In the town where I lived 20 years ago, a local newspaper offered free classified ads on Saturdays. You could list any item for sale with a price of $69 or less.
One Saturday I saw an ad for two Herman Miller chairs, I think they were priced $35 for both.
Knowing Herman Miller was a name of distinction I phoned the number in the ad.
A lady said they were still available, so I went and looked at them, and I bought them.
Both were shell chairs by designer Charles Eames. Fiberglass molded into a shape suitable for holding the human posterior in distinctive style. One was covered with chartreuse fabric, the other simply yellow fiberglass.
They were not so unusual to me, for when I was young, such chairs were common. The middle and high schools I attended had many of them, as did some commercial offices and lobbies.

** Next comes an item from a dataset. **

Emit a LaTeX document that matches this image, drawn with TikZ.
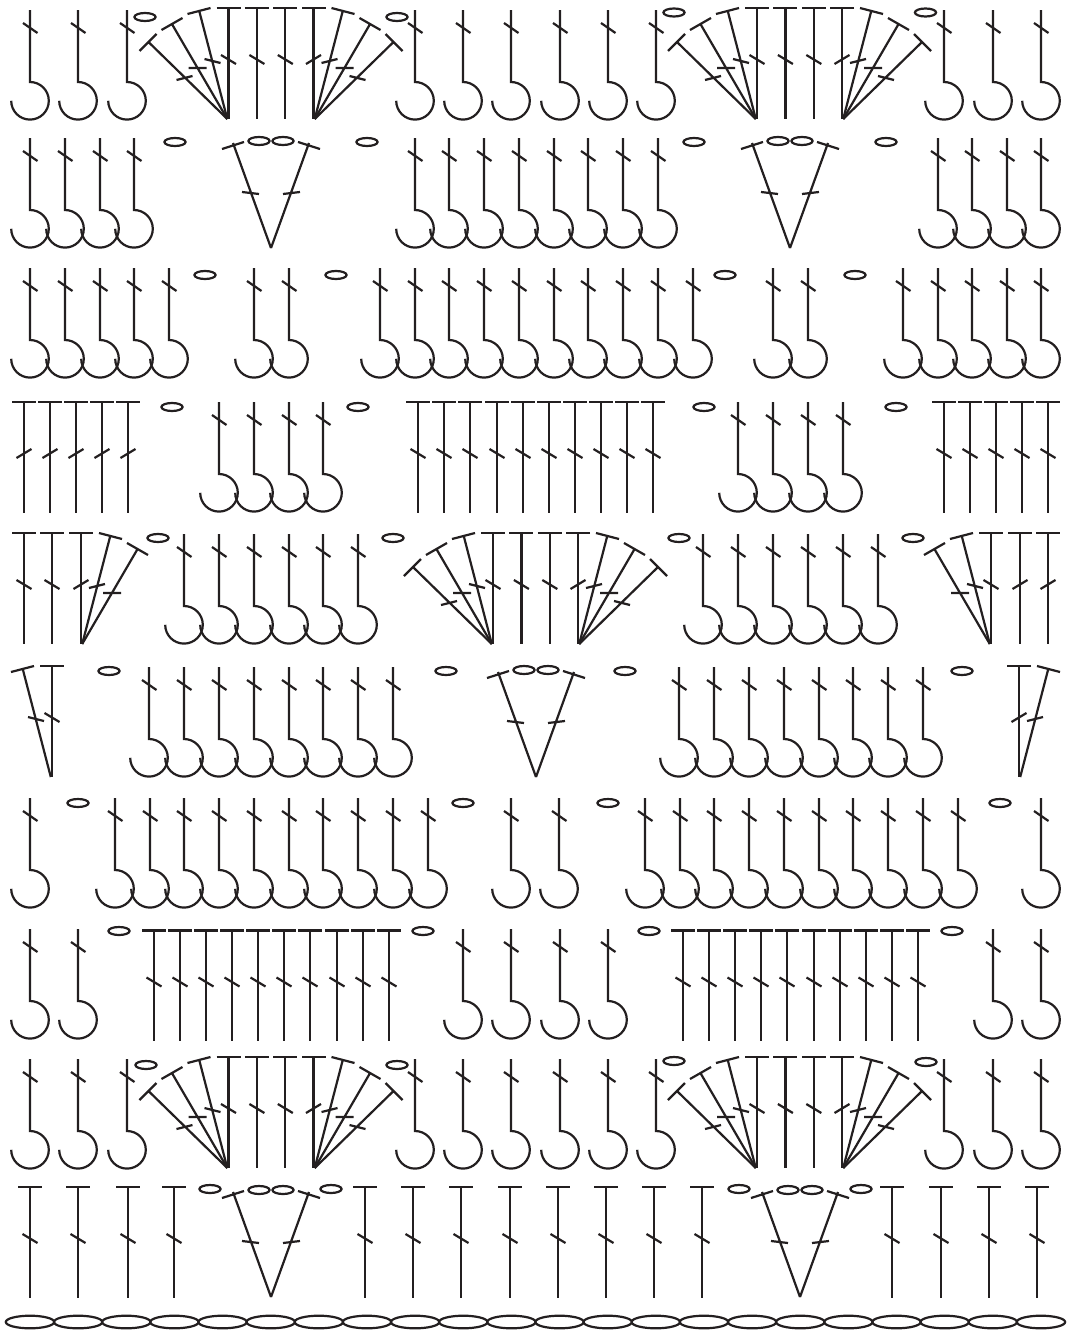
\documentclass[tikz,border=0pt]{standalone}
\definecolor{ink}{HTML}{231F20}
\tikzset{ln/.style={draw=ink,line width=2.2pt,line cap=butt,line join=miter}}
% single crochet with hook: #1 top, #2 list of x
\newcommand\Hooks[2]{\foreach \hx in {#2}{%
  \draw[ln] (\hx,#1) -- ++(0,72) arc[start angle=90,end angle=-180,radius=18.8pt];
  \draw[ln] (\hx-7,#1+13) -- (\hx+7.5,#1+23);}}
% tall stitch with bar: #1 top, #2 tick sign (1 = backslash, -1 = slash), #3 list of x
\newcommand\Tees[3]{\foreach \hx in {#3}{%
  \draw[ln] (\hx-12,#1) -- (\hx+12,#1) (\hx,#1) -- (\hx,#1+110.5);
  \draw[ln] (\hx-7.5*#2,#1+51.5-4.5) -- (\hx+7.5*#2,#1+51.5+4.5);}}
% chain ovals: list of x/y
\newcommand\Ovals[1]{\foreach \hx/\hy in {#1}{%
  \draw[ln] (\hx,\hy) ellipse[x radius=10.6pt,y radius=4pt];}}
% fan side: #1 base x, #2 base y, #3 mirror (1 left, -1 right), #4 arm count
\newcommand\FanSide[4]{\begin{scope}[shift={(#1,#2)},xscale=#3]
  \draw[ln] (-12,-111) -- (12,-111) (0,-111) -- (0,0);
  \draw[ln] (-7.5,-64) -- (7.5,-55);
  \draw[ln] (-29,-107) -- (-1.2,0) (-41,-105) -- (-18,-111) (-24,-60) -- (-8,-56);
  \ifnum#4>1
  \draw[ln] (-56,-94) -- (-1.2,0) (-67,-89) -- (-46,-101) (-40,-51) -- (-22,-51);
  \fi
  \ifnum#4>2
  \draw[ln] (-79,-76) -- (-1.2,0) (-89,-68) -- (-72,-85) (-52,-39) -- (-36,-43);
  \fi
\end{scope}}
% full fan: #1 left base x, #2 base y
\newcommand\FullFan[2]{\FanSide{#1}{#2}{1}{3}\FanSide{#1+85}{#2}{-1}{3}%
  \foreach \fx in {28.4,56.8}{\Tees{#2-111}{1}{#1+\fx}}}
% V group: #1 apex x, #2 apex y
\newcommand\VeeGroup[2]{\begin{scope}[shift={(#1,#2)}]
  \foreach \sx in {1,-1}{\begin{scope}[xscale=\sx]
    \draw[ln] (0,0) -- (-38,-105) (-49,-99) -- (-27,-106) (-29,-56) -- (-12,-54);
    \draw[ln] (-12,-107) ellipse[x radius=10.6pt,y radius=4pt];
  \end{scope}}
\end{scope}}
\begin{document}
\begin{tikzpicture}[x=1pt,y=-1pt]
\useasboundingbox (0,0) rectangle (1067,1333);
% row 1
\Hooks{10}{30,78,127,415,463,511,560,608,656,944,993,1041}
\FullFan{228.5}{119}\FullFan{757}{119}
\Ovals{145/17,397/17,674/12.5,925.5/12.5}
% row 2
\Hooks{138}{30,65,100,134,415,449,484,519,554,588,623,658,938,972,1007,1041}
\VeeGroup{271}{248}\VeeGroup{790}{248}
\Ovals{175/142,367/142,694/142,886/142}
% row 3
\Hooks{268}{30,65,100,134,169,254,289,380,415,449,484,519,554,588,623,658,693,773,808,903,938,972,1007,1041}
\Ovals{205/275,336/275,725/275,855/275}
% row 4
\Tees{402}{-1}{24,50,76,102,128}
\Tees{402}{1}{418,444,470,497,523,549,575,601,627,653,944,970,996,1022,1048}
\Hooks{402}{219,254,289,323,738,773,808,843}
\Ovals{172/407,358/407,704/407,896/407}
% row 5
\Tees{533}{1}{24,52}
\FanSide{81}{644}{-1}{2}
\Hooks{534}{184,219,254,289,323,358,703,738,773,808,843,878}
\FullFan{493}{644}
\FanSide{991}{644}{1}{2}
\Tees{533}{-1}{1020,1048}
\Ovals{158/538,393/538,679/538,913/538}
% row 6
\FanSide{52}{777}{1}{1}
\Hooks{667}{149,184,219,254,289,323,358,393,679,714,749,784,819,853,888,923}
\VeeGroup{536}{777}
\FanSide{1019}{777}{-1}{1}
\Ovals{109/671,446/671,625/671,962/671}
% row 7
\Hooks{798}{30,115,150,184,219,254,289,323,358,393,428,511,559,645,680,714,749,784,819,853,888,923,958,1041}
\Ovals{78/803,463/803,608/803,1000/803}
% row 8
\Hooks{929}{30,78,463,511,560,608,993,1041}
\Tees{930.5}{1}{154,180,206,232,258,284,310,337,363,389,683,709,735,761,787,814,840,866,892,918}
\Ovals{119/931,423/931,649/931,952/931}
% row 9
\Hooks{1059}{30,78,127,415,463,511,560,608,656,944,993,1041}
\FullFan{228.5}{1168}\FullFan{757}{1168}
\Ovals{146/1065,397/1065,674/1061,926/1062}
% row 10
\Tees{1187}{1}{30,78,128,174,365,413,461,510,558,606,654,702,892,941,989,1037}
\VeeGroup{271}{1297}\VeeGroup{800}{1297}
\Ovals{210/1189,331/1189,739/1189,861/1189}
% foundation chain
\foreach \i in {0,...,21}{\draw[ln] (30+48.14*\i,1322) ellipse[x radius=24.2pt,y radius=6.3pt];}
\end{tikzpicture}
\end{document}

(I happened to grow up near the Herman Miller headquarters in Zeeland, MI, but these chairs were sold worldwide.)
When I bought these two chairs for $35 years later, the internet was in its infancy, so I was unable to look up their value.
The chairs cluttered up my small apartment for a while, and one day I guess I felt the need to liquidate.

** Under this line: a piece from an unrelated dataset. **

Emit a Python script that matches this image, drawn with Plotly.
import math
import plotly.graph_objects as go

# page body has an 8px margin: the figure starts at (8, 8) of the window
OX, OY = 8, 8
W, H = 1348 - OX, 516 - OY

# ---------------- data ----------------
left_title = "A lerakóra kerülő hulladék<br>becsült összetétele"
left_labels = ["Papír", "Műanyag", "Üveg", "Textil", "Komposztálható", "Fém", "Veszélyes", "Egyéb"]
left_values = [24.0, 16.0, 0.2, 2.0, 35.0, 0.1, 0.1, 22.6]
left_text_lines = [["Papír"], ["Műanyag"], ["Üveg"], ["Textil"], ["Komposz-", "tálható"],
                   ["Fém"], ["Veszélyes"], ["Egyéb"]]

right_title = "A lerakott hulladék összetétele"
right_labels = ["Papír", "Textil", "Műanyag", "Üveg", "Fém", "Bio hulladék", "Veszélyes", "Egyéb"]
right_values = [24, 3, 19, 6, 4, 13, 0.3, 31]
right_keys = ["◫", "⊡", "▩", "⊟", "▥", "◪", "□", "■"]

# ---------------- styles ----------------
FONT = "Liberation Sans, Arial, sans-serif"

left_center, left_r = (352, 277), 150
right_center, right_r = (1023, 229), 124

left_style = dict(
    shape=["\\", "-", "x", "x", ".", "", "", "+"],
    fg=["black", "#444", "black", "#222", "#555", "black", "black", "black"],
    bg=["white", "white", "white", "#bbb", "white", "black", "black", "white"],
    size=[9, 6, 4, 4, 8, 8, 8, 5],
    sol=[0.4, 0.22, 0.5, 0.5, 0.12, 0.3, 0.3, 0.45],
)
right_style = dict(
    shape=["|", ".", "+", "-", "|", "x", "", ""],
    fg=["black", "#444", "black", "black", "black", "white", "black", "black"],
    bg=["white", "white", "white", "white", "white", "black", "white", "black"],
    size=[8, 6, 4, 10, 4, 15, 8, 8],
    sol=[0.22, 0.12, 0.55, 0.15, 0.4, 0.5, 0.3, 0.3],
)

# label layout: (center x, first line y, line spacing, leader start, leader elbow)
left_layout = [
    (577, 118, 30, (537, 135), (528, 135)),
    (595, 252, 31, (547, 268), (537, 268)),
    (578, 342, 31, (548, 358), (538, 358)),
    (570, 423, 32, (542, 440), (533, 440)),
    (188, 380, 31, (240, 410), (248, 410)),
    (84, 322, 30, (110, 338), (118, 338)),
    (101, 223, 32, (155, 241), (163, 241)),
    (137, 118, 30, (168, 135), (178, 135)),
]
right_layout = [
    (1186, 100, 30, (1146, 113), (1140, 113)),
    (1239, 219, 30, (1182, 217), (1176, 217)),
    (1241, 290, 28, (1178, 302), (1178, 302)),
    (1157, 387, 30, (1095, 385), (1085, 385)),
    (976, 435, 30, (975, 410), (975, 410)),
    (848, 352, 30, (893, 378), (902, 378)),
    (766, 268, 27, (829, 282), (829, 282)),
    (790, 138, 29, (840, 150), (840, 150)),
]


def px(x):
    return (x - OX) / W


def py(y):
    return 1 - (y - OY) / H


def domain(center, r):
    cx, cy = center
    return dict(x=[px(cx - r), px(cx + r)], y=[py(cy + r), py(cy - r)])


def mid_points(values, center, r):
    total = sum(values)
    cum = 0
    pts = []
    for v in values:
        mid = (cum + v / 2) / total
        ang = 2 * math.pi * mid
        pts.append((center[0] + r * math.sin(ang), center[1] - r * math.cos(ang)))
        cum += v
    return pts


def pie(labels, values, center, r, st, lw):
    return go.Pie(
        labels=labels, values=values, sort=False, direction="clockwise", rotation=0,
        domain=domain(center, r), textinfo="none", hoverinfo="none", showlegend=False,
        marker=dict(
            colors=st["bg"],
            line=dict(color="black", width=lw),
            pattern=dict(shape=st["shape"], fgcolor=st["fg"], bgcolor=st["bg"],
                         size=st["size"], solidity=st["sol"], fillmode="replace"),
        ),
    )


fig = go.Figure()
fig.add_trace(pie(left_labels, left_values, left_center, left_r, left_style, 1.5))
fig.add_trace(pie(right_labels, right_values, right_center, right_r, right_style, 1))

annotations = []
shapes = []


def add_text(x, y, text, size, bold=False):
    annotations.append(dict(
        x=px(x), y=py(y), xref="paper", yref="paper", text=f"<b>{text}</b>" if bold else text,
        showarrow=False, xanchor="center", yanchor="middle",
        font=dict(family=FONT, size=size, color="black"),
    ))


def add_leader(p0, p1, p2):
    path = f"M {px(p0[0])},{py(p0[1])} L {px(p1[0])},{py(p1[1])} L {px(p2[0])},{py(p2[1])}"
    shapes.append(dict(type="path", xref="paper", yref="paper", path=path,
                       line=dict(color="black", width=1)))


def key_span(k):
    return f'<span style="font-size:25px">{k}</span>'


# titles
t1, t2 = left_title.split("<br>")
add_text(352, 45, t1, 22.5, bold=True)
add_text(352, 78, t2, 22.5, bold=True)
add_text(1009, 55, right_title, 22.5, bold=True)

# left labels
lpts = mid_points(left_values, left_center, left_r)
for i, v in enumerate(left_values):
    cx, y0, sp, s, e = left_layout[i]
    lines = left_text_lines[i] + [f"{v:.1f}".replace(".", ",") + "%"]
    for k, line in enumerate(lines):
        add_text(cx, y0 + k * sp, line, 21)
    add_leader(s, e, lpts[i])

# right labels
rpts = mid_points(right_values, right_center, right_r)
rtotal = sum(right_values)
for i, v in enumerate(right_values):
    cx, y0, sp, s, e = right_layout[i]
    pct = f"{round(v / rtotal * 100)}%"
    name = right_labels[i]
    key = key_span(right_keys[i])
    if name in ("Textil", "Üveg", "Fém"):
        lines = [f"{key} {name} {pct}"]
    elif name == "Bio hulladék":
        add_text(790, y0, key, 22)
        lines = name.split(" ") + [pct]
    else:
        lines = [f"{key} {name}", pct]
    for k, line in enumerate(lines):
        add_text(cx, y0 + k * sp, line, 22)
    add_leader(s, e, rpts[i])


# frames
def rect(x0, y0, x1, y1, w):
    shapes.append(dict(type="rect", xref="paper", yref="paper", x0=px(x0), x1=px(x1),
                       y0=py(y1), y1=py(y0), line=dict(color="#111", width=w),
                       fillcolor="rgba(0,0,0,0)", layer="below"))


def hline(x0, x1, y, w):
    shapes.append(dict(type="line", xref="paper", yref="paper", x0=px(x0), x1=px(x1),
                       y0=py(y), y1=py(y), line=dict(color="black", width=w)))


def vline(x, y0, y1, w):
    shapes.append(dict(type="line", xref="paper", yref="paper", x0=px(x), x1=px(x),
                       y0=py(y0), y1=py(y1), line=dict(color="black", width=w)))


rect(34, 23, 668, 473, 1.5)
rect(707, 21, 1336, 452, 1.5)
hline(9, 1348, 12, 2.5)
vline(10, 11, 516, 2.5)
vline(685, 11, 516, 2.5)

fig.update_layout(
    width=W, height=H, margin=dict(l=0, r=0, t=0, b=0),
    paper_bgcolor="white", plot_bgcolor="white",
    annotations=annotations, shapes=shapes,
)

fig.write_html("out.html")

I advertised the chairs for $50 each and got one phone call — a yuppie couple 40 miles from me who wanted to come see the chairs right away.
“We’ll take this one,” the woman said of the yellow chair, and as we talked more she remarked, “We can’t believe nobody has bought it yet.”

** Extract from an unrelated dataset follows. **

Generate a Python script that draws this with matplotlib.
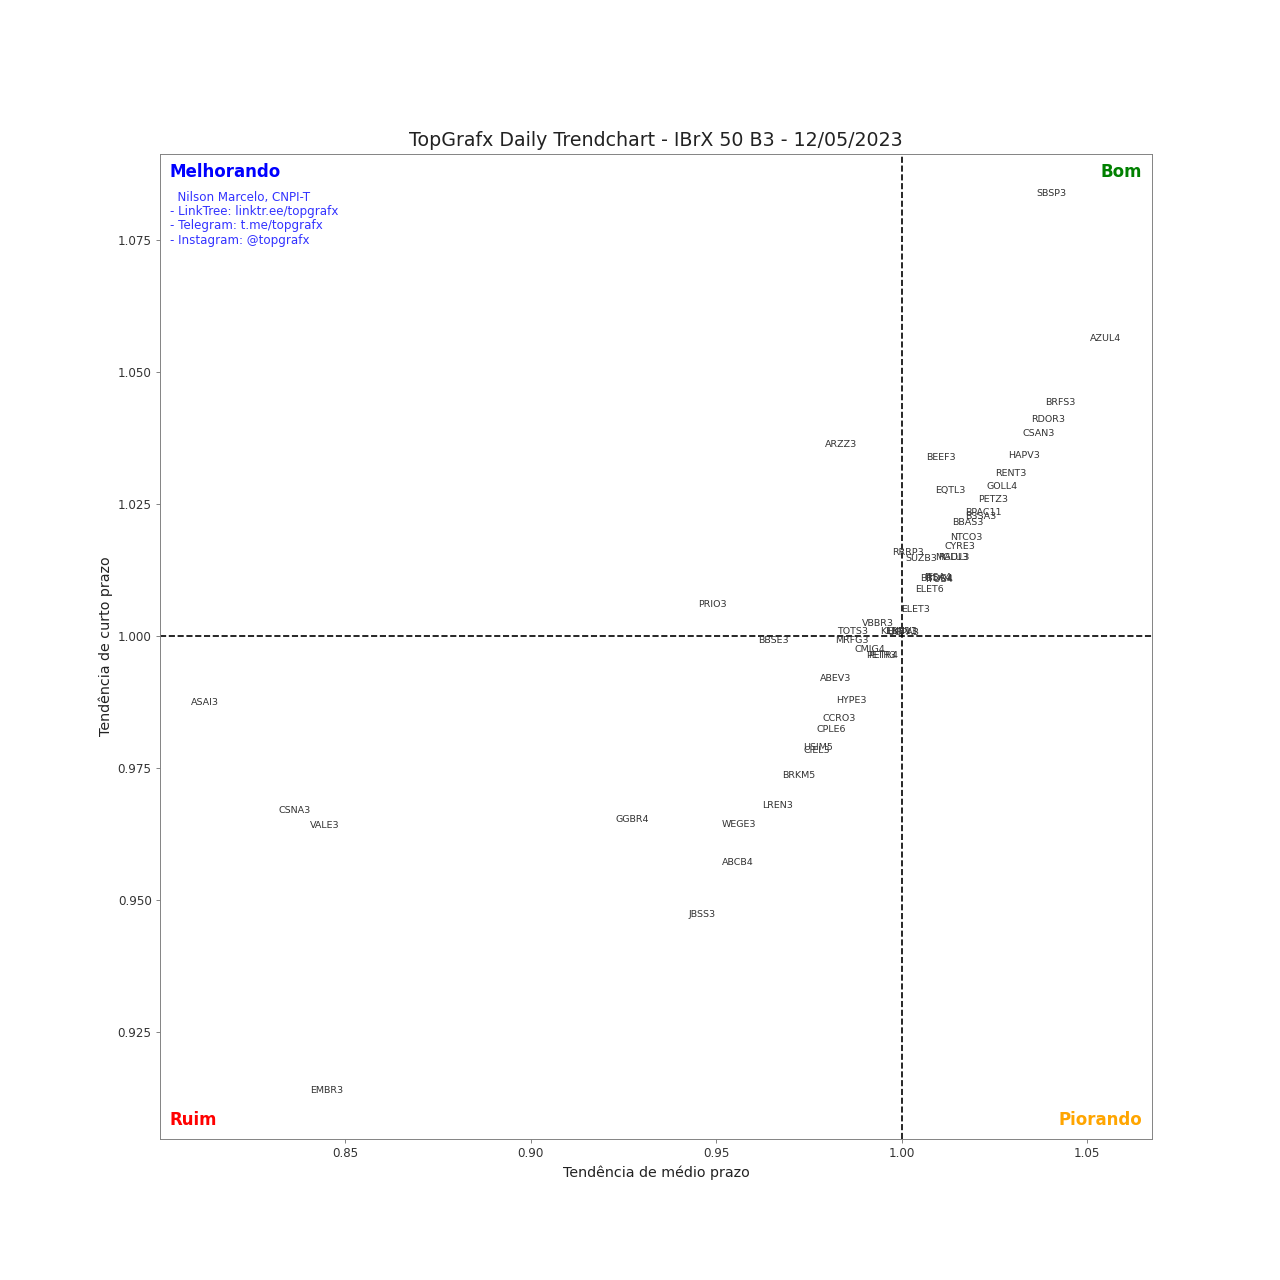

My heart sank: She might as well have said, “Boy, aren’t you a fool for selling this valuable chair for so little.”
I pretended to be oblivious to the pitiful deal I’d negotiated for myself and merrily went on to show them an old bicycle that was cluttering my bedroom. No thanks, they said. Just the chair.
So I made $15 over the price I’d paid for the two chairs, not including the gas and time I’d spent to acquire them. Such a marketeer I am!
As for the second chair, the chartreuse one covered in fabric, I wish I could tell you I sold it for a fortune.
But it hung around for a long time. I figured if the yuppie couple were experts and didn’t want it, it wasn’t worth much.
The chair got dirty — things in my care do that — and I think it even got wet in the rain and began to come apart. Eventually I discarded it.
But my pitiful deal for the yellow chair stuck in my mind over the years as a reminder that Herman Miller shell chairs, should you find one in a junk shop, are a real find.
You might not notice them right away. To the uninitiated, such a chair might just look like it came from the grade school where you learned long division or a lobby in which you once sat waiting to renew your driver’s license.
The edges of the chair might have small chips out of the Fiberglas, leading you further to conclude it has no particular value.
But do not be misled.
And I am glad to say, I wasn’t.
That is, when I was in a local charity thrift shop a couple of years ago, and a man was asking a store clerk about a certain desk. It was a cheap thing made of pressboard — the kind of furniture you often see sitting by the curb waiting for the trash man.
She told him the price of the desk, a few dollars, and I was jealous — suddenly I wanted the desk. Why had I not seen it first?
But as I looked at the desk I had missed out on, I noticed next to it a certain chair. Gray-black, Fiberglas molded into a familiar shape, some minor chips along the edge. The price tag said $3.99.
When no one was looking, I lifted the chair and turned it over, There was a familiar logo and the words I’d hoped to find: Herman Miller.
Being careful to appear as casual as if I was buying a chair that was really worth only $3.99, I took it to the counter, plunked down payment and hurried it to the car.
Once home I took care to photograph it well, then listed the shell alone — not including the base — on Ebay with a starting price of $9.95 plus $29.95 shipping.
Eight bidders sought the chair over the course of a week and and the winner bid $226.49. As I had agreed to in the listing, I shipped the base separately for the cost of shipping.
From what I could tell, the buyer had the chair shipped onward, at his or her own expense, to Japan.
Other names to keep an eye out for in vintage modern mid-century collectible office furniture include Selig, Kroehler and Knoll.